Incluso en los casos en que las mujeres encuentran formas de ejercer su derecho a reproducirse, no está garantizado que tengan derechos parentales o que sus familias sean reconocidas como tales. Desde el punto de vista legal, esta falta de reconocimiento puede tener una serie de implicaciones para la madre o las madres, el niño o la niña, y para los derechos de la familia y los derechos de la infancia en general.

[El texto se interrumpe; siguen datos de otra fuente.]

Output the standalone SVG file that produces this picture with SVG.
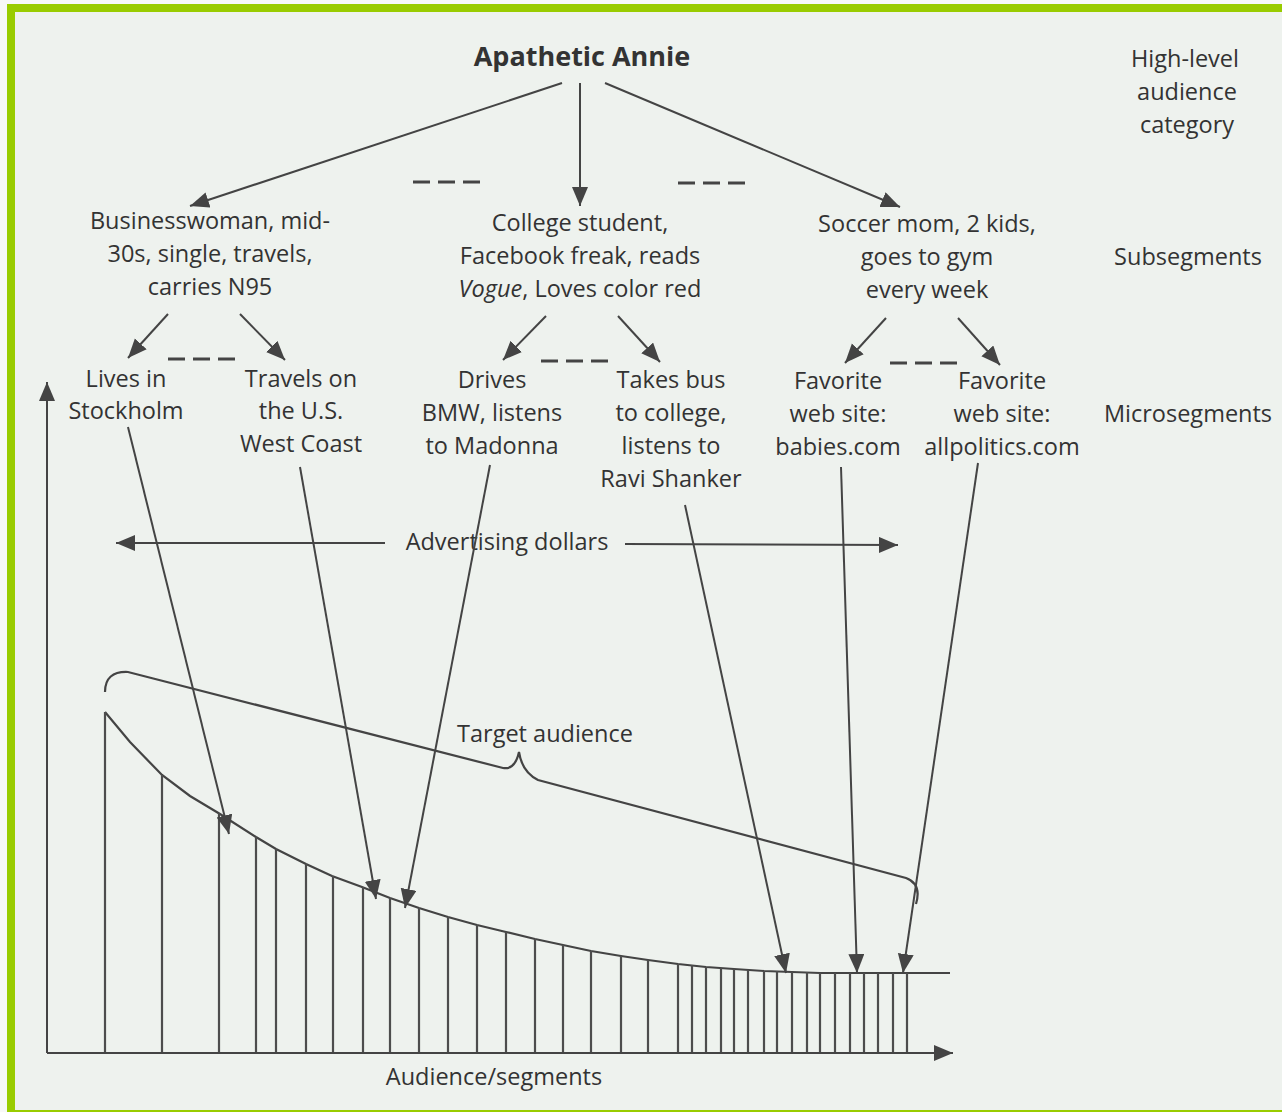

Dividir a las personas en grupos que pueden o no pueden tener hijos en función de su sexualidad o estado civil es discriminatorio y viola una serie de derechos humanos. No sólo las limitaciones ideológicas impiden que las mujeres solteras o que mantienen relaciones con otras mujeres accedan a sus derechos sexuales y reproductivos, sino que las condiciones estructurales y las opresiones interseccionales tienen un impacto desfavorable desproporcionado sobre algunos miembros de este grupo, en particular los que carecen de recursos económicos.
Las mujeres solteras o que mantienen relaciones con otras mujeres no deberían tener que pedir permiso o poner sus vidas en peligro para ejercer sus derechos reproductivos. Los marcos jurídicos y políticos de ART, y en particular la exclusión de estas mujeres del acceso a tratamientos ampliamente disponibles para parejas casadas heterosexuales, deben tomarse en serio en los debates sobre derechos sexuales y reproductivos y derechos humanos.